Search code examples
pythontwittertweepy

Tweepy full-archive search, Twitter Advanced Search, and GetOldTweets3 are returning different numbers of Tweets


When using Tweepy, GetOldTweets3, and Twitter Advanced Search with the following parameters:

  • Query: "Accident"
  • Place: "Dallas, TX"
  • Since: "2018/1/1"
  • Until: "2018/1/2"

The number of Tweets are different for each method of searching. Tweepy, using full-archive search, returns 12 Tweets. GetOldTweets3 returns 22 Tweets. And using the Twitter Advanced Search returns 3 Tweets. Is there a reason for the different number of tweets?


Solution

  • Twitter's search through its website has different operators than its API.

    Searching "Accident near:Dallas,TX since:2018-01-01 until:2018-01-02" on Twitter itself, results in 22 Tweets. If you're looking at only the Top ones, there are only 3, yes, but you can see all of them by clicking the Latest tab. The near operator this query uses doesn't seem to be explicitly documented anywhere, so it's unclear how exactly it works. In fact, location/place doesn't even seem to be part of the Advanced Search UI anymore. Historically, it seems this worked by searching within a radius (defaulting to 15 miles if the within operator isn't set) of the location specified.

    The current branch/PR for Tweepy adding API.search_full_archive, which is what I assume you're using, uses the full-archive endpoint of Twitter's premium search APIs. Something like api.search_full_archive("Environment_Name", "Accident place:Dallas,TX", fromDate=201801010000, toDate=201801020000) does in fact return 12 Tweets. However, this is using the documented place premium search operator, which has specific defined behavior:

    Matches Tweets tagged with the specified location or Twitter place ID

    This means that it will only return Tweets that were tagged specifically with that location, rather than including other locations nearby within a certain radius. Oddly enough, these results actually include 2 Tweets that the website's search misses and doesn't seem to return by location search. This could be due to Twitter's search policies, but again, it's difficult to determine the exact reason since Twitter's website search isn't documented and is somewhat of a black box.

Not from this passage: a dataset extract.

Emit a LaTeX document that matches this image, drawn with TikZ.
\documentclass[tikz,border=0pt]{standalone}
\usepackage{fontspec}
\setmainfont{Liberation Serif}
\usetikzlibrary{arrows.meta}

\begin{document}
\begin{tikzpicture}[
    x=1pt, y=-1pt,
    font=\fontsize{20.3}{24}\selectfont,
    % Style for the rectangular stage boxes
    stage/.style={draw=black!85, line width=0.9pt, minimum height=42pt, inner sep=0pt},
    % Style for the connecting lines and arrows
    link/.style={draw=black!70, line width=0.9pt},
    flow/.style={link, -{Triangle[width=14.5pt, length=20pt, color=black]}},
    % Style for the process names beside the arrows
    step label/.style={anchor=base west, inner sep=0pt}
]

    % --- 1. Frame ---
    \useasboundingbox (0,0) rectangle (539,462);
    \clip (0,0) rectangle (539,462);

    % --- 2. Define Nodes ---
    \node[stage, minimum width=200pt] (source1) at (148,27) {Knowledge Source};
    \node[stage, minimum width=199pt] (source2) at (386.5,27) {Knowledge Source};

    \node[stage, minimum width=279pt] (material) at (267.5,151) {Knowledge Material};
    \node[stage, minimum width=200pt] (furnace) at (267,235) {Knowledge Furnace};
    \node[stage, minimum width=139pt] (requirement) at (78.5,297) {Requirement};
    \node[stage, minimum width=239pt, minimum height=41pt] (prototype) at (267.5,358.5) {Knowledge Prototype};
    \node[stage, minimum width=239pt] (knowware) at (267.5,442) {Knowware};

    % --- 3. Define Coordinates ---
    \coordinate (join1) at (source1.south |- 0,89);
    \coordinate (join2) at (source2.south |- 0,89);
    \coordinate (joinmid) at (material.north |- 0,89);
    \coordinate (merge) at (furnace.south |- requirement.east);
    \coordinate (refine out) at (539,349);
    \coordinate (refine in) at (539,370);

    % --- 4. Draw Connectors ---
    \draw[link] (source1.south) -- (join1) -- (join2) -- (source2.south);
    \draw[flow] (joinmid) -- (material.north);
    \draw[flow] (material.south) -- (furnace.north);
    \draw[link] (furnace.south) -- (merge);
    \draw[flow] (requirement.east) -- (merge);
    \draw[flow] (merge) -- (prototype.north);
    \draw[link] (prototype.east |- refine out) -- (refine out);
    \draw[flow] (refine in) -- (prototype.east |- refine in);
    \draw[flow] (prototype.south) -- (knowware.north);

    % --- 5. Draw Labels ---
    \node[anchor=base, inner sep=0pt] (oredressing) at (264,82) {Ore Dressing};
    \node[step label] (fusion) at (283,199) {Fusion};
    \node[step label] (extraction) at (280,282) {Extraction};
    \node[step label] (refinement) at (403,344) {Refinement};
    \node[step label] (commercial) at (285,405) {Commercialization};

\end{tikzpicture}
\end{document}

    If you want to specify a set of coordinates and radius for your search using the premium search API, you can do so with the point_radius premium search operator. Using Tweepy's API.geo_search method, which uses the Twitter API's GET geo/search endpoint, and a query for "Dallas,TX", the Place object returned that represents Dallas, TX specifies a centroid of [-96.7301749064317, 32.819858499999995]. There's no guarantee that these are the coordinates that Twitter's website search uses, but with some testing, using these coordinates with point_radius, the radius that would return the exact results matching the website search results seems to be somewhere between 17 and 18 miles. With a radius of 17.5 miles, there's only 3 extra Tweets from Plano.

    GetOldTweets3 does not use Twitter's API and instead scrapes the site directly. This should not be considered reliable and is against Twitter's Terms of Service:

    scraping the Services without the prior consent of Twitter is expressly prohibited

    If you want the most accurate and defined results, you should use Twitter's API. This is the only valid method if you want to retrieve those results programmatically without violating Twitter's TOS. Your options for searching by location are either by specifically for that location by name or Twitter place ID, coordinates and radius, or bounding box, using the place, point_radius, or bounding_box premium search operators, respectively. Note that for some reason, as those 2 other Tweets exhibited, certain Tweets might only be able to be found by specific location rather than area.